The snake side lanes OTB are more numerous than the D-wire but present a similar choice. The best basic lane goes between the MT & the Brick and between the (same) MT & the corner TCK. This lane is also dependent on the placement of midfield bunkers. It is a higher value lane (See blue oval) because the MT & TCK are more closely related allowing a laner to shoot either a corner runner or a Snake or Brick runner with a well placed lane. The (blue) arrow indicates an alternate running lane to the Brick/Snake that will help "widen" the gap and potentially force the lane shooter to make a lane choice. (To enhance the width [distance] of the runners gap have corner runners run deep on the baseline as it forces a more severe elevation change from the laner and will increase the chances for all your snake side runners.)
Note the third shooter stacked at Home. I suspect many teams will fail to consistently try to suppress the Home shooters OTB and if that is the case there is no reason not to periodically keep an extra gun Home. This shooter can create numerical mismatches and/or double up on lanes by standing back behind the Home T in a stacked position. (Teams can make the mistake of getting those "extra" shooters trapped on occasion and the key to keeping them alive and effective is to focus on a specific lane and target. Once an opponent has moved thru the targeted lane it's time to get out of the Home bunker.)
Another opportunity OTB exists for teams (& players) who can execute it effectively and that is the guns up hesitation or delay using 'dead zones' or spots you know are blocked to other angles. OTB your primary concern is the Home shooter. The green & purple rectangles indicate general areas a player will be able to use. The idea is twofold. In one situation a player steps off the board and is looking to edge the Home shooter before making his/her primary move. In the second situation the delay is aimed at finding alternative lanes or gaps or zones through which the player might engage and eliminate and opponent on the move. If you can find a spot protected from the Home shooter that gives you an unobstructed lane on a corner runner for example. (It is also possible to use delay point like the ones diagrammed to shoot crossfield lanes but entails extra risk for the shooter.) The delay or hesitation also allows a player options in determining his/her follow up movement. If for example, the delay allows a player to shoot the opponents wide runner that may leave a different, better position immediately available to take as the follow up primary.

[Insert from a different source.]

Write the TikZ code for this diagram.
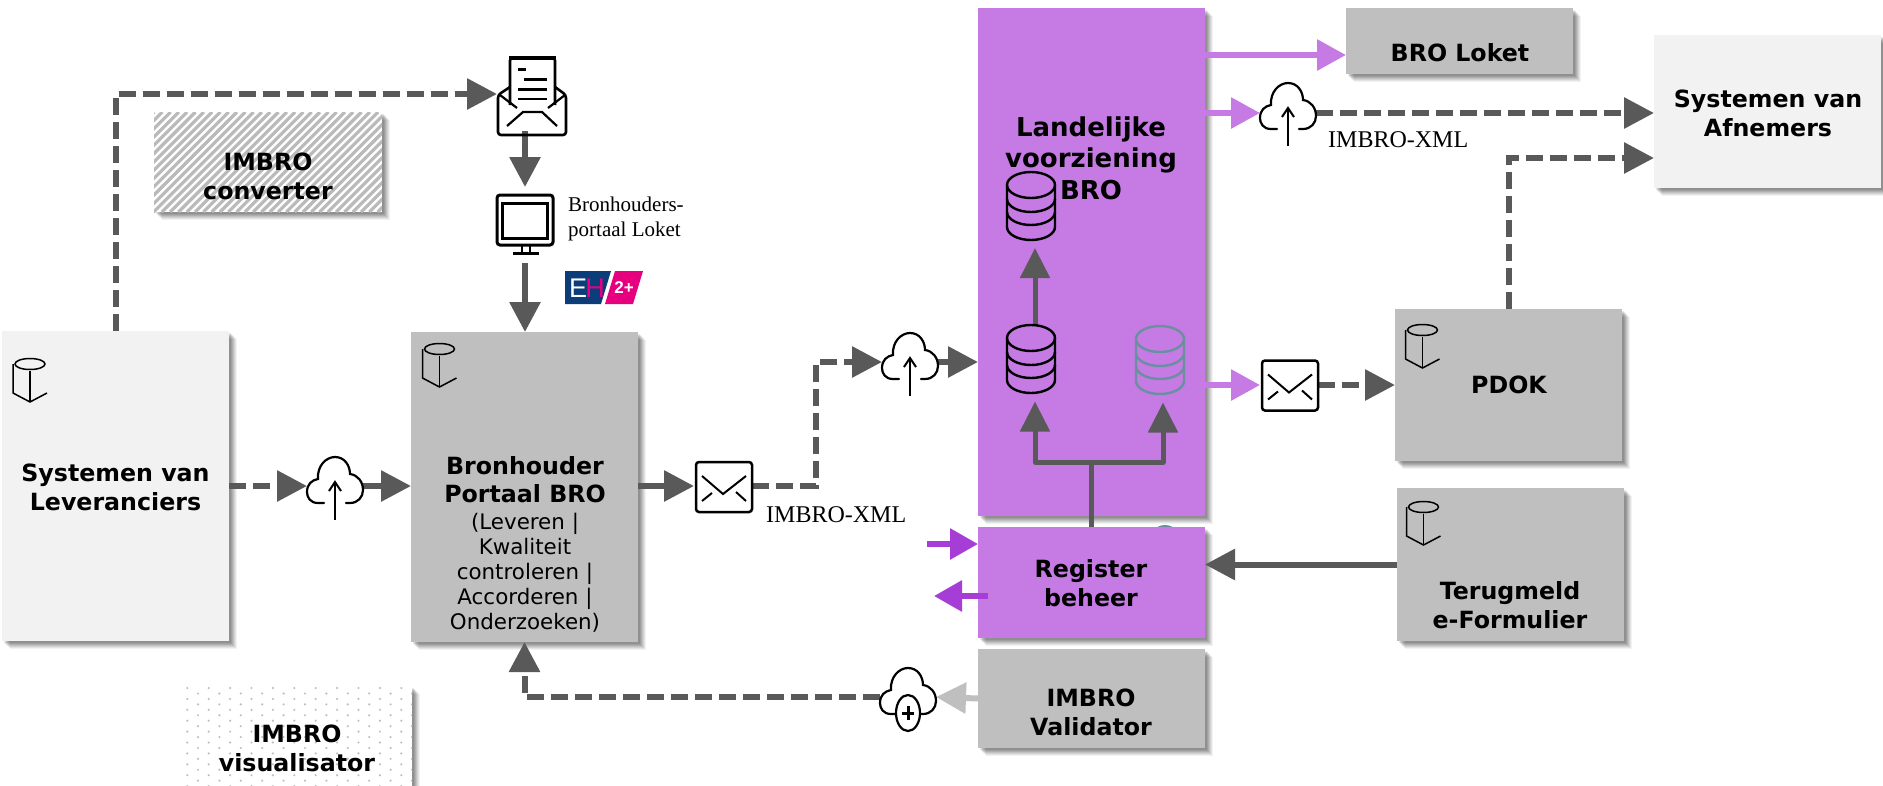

Finally the two colored rectangles up the middle of the field indicate there is potential value in playing the A or the CK (xbox) before it. On the D-wire it's possible to use an interior running lane to attempt an aggressive primary or X-side/xbox primary. Not as effective in terms of open lanes and clear angles most teams will play the D-wire as their weakside (2 players that way and three to the snake side) that an early elimination can be exploited.